EXERCISE -> Look through the records below, and copy out every line that holds the string "this".

# SUPPLIED MATERIAL start

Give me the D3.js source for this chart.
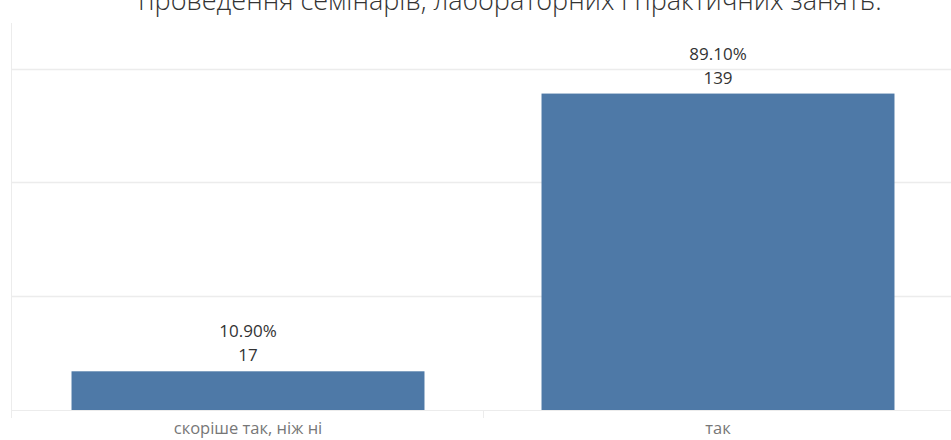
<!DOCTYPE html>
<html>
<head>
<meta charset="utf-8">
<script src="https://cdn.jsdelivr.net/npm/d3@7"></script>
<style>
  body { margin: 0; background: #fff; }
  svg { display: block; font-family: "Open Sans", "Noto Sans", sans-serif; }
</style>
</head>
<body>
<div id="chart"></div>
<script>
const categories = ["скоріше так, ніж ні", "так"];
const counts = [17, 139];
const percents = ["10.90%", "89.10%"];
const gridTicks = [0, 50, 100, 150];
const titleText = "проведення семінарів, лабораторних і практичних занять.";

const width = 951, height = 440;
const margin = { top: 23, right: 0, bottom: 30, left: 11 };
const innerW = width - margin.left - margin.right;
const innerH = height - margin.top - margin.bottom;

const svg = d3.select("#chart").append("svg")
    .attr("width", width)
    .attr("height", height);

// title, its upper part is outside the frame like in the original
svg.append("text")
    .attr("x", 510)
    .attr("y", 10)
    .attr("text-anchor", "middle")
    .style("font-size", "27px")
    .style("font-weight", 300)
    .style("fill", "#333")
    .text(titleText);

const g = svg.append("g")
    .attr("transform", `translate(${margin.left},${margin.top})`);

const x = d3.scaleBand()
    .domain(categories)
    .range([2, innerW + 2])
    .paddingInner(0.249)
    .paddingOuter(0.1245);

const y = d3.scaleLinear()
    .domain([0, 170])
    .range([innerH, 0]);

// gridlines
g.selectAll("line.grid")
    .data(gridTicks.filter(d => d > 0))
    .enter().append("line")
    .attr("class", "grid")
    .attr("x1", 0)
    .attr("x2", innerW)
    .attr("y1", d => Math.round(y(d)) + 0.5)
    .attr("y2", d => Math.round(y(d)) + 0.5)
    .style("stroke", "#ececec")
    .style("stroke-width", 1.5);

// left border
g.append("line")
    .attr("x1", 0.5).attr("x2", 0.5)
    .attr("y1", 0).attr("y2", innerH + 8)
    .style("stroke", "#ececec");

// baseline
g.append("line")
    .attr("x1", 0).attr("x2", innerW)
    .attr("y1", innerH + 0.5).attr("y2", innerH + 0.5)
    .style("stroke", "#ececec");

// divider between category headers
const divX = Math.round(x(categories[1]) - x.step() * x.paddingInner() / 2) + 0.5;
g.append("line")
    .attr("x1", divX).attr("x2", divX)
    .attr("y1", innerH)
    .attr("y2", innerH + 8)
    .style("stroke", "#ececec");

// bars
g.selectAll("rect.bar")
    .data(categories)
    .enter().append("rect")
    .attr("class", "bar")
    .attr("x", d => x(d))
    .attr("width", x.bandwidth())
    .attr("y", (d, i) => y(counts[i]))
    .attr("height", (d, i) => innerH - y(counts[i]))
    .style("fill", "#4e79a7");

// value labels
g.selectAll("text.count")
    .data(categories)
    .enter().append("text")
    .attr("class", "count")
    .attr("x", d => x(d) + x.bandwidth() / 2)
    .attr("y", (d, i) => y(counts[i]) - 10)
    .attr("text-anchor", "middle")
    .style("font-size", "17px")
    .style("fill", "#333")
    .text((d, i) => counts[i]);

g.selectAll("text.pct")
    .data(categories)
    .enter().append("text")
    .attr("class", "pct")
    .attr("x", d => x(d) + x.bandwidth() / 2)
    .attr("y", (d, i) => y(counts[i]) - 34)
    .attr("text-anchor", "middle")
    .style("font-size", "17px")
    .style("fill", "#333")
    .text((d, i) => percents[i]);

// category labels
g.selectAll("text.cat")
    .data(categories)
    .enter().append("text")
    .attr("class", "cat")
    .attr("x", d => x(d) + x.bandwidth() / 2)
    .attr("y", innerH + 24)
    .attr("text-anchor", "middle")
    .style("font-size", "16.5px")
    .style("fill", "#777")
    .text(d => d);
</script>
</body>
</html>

# SUPPLIED MATERIAL end
# SUPPLIED MATERIAL start

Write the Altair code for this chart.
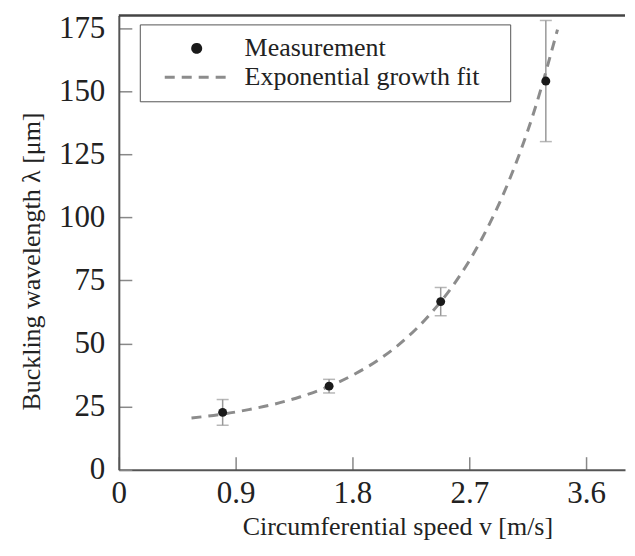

# SUPPLIED MATERIAL end

TASK ANSWER ->
Give me the D3.js source for this chart.
Write the Altair code for this chart.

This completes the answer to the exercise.